[DO THIS] Please output every line of the material as it stands, without the pictures.
## Begin PROVIDED DATA
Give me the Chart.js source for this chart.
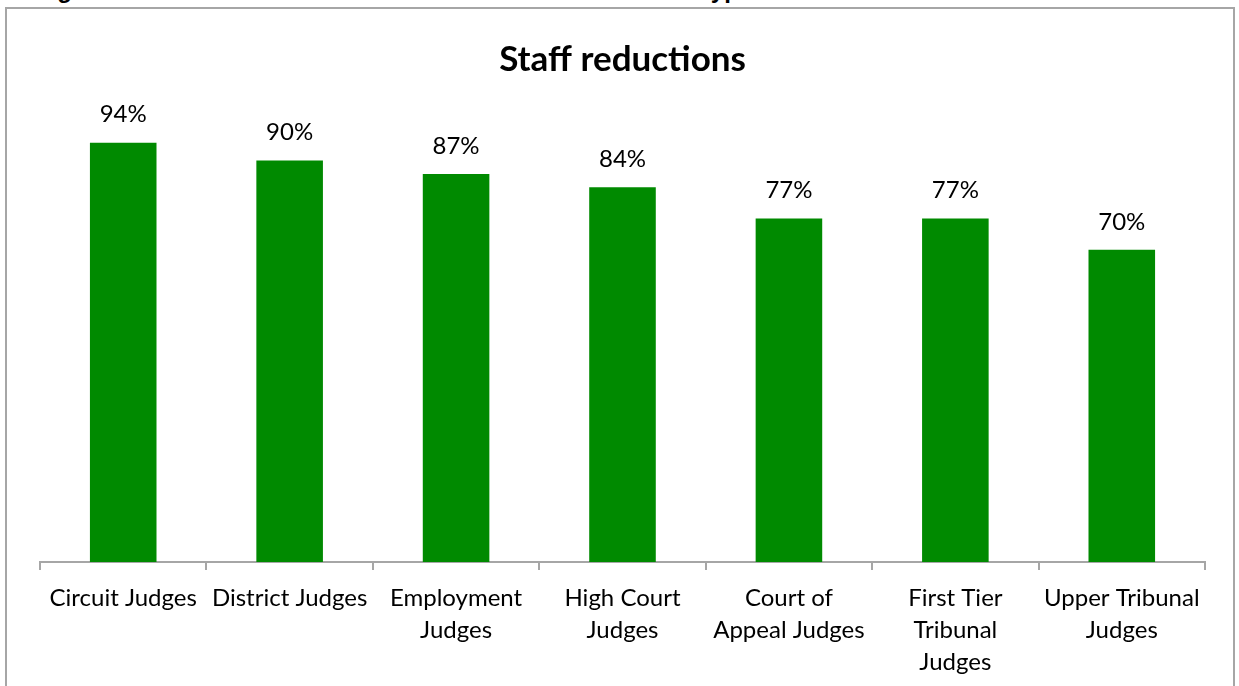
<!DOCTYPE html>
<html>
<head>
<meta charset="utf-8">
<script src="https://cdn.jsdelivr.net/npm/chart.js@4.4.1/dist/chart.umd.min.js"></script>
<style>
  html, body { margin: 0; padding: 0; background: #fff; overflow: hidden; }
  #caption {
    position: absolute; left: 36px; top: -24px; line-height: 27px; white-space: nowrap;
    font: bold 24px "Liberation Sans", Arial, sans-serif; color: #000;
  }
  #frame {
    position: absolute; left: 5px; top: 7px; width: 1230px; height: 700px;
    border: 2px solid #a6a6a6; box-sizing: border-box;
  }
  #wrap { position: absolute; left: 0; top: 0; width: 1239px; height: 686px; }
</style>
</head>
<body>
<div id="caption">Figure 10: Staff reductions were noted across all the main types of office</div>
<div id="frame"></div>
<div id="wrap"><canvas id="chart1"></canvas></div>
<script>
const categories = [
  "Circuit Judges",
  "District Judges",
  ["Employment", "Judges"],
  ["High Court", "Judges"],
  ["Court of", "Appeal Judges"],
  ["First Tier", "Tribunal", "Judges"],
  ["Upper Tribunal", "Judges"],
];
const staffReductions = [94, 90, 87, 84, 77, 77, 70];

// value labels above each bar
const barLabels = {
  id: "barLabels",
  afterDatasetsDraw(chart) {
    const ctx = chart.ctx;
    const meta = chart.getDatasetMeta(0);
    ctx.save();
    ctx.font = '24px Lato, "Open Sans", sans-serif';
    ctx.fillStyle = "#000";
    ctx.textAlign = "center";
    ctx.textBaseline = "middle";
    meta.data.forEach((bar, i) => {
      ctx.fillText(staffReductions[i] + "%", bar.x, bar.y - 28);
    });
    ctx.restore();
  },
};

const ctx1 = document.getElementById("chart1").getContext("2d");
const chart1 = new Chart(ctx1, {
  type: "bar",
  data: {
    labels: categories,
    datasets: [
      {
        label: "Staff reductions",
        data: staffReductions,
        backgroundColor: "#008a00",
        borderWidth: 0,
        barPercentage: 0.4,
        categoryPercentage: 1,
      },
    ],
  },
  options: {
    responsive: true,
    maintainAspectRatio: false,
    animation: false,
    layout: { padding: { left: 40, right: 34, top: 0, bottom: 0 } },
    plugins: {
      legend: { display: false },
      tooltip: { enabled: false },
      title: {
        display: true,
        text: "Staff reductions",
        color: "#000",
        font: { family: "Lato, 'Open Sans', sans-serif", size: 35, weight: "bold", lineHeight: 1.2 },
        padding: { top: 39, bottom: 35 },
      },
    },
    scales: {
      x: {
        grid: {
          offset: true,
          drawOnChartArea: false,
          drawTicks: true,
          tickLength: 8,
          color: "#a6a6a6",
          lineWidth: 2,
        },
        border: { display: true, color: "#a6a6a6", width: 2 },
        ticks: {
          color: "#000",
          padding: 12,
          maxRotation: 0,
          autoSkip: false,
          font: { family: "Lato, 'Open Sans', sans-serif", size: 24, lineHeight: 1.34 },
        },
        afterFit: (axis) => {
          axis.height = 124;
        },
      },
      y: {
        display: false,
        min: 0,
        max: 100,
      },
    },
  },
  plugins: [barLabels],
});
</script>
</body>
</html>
## End PROVIDED DATA
[EXPECTED ANSWER]
Give me the Chart.js source for this chart.
<!DOCTYPE html>
<html>
<head>
<meta charset="utf-8">
<script src="https://cdn.jsdelivr.net/npm/chart.js@4.4.1/dist/chart.umd.min.js"></script>
<style>
  html, body { margin: 0; padding: 0; background: #fff; overflow: hidden; }
  #caption {
    position: absolute; left: 36px; top: -24px; line-height: 27px; white-space: nowrap;
    font: bold 24px "Liberation Sans", Arial, sans-serif; color: #000;
  }
  #frame {
    position: absolute; left: 5px; top: 7px; width: 1230px; height: 700px;
    border: 2px solid #a6a6a6; box-sizing: border-box;
  }
  #wrap { position: absolute; left: 0; top: 0; width: 1239px; height: 686px; }
</style>
</head>
<body>
<div id="caption">Figure 10: Staff reductions were noted across all the main types of office</div>
<div id="frame"></div>
<div id="wrap"><canvas id="chart1"></canvas></div>
<script>
const categories = [
  "Circuit Judges",
  "District Judges",
  ["Employment", "Judges"],
  ["High Court", "Judges"],
  ["Court of", "Appeal Judges"],
  ["First Tier", "Tribunal", "Judges"],
  ["Upper Tribunal", "Judges"],
];
const staffReductions = [94, 90, 87, 84, 77, 77, 70];

// value labels above each bar
const barLabels = {
  id: "barLabels",
  afterDatasetsDraw(chart) {
    const ctx = chart.ctx;
    const meta = chart.getDatasetMeta(0);
    ctx.save();
    ctx.font = '24px Lato, "Open Sans", sans-serif';
    ctx.fillStyle = "#000";
    ctx.textAlign = "center";
    ctx.textBaseline = "middle";
    meta.data.forEach((bar, i) => {
      ctx.fillText(staffReductions[i] + "%", bar.x, bar.y - 28);
    });
    ctx.restore();
  },
};

const ctx1 = document.getElementById("chart1").getContext("2d");
const chart1 = new Chart(ctx1, {
  type: "bar",
  data: {
    labels: categories,
    datasets: [
      {
        label: "Staff reductions",
        data: staffReductions,
        backgroundColor: "#008a00",
        borderWidth: 0,
        barPercentage: 0.4,
        categoryPercentage: 1,
      },
    ],
  },
  options: {
    responsive: true,
    maintainAspectRatio: false,
    animation: false,
    layout: { padding: { left: 40, right: 34, top: 0, bottom: 0 } },
    plugins: {
      legend: { display: false },
      tooltip: { enabled: false },
      title: {
        display: true,
        text: "Staff reductions",
        color: "#000",
        font: { family: "Lato, 'Open Sans', sans-serif", size: 35, weight: "bold", lineHeight: 1.2 },
        padding: { top: 39, bottom: 35 },
      },
    },
    scales: {
      x: {
        grid: {
          offset: true,
          drawOnChartArea: false,
          drawTicks: true,
          tickLength: 8,
          color: "#a6a6a6",
          lineWidth: 2,
        },
        border: { display: true, color: "#a6a6a6", width: 2 },
        ticks: {
          color: "#000",
          padding: 12,
          maxRotation: 0,
          autoSkip: false,
          font: { family: "Lato, 'Open Sans', sans-serif", size: 24, lineHeight: 1.34 },
        },
        afterFit: (axis) => {
          axis.height = 124;
        },
      },
      y: {
        display: false,
        min: 0,
        max: 100,
      },
    },
  },
  plugins: [barLabels],
});
</script>
</body>
</html>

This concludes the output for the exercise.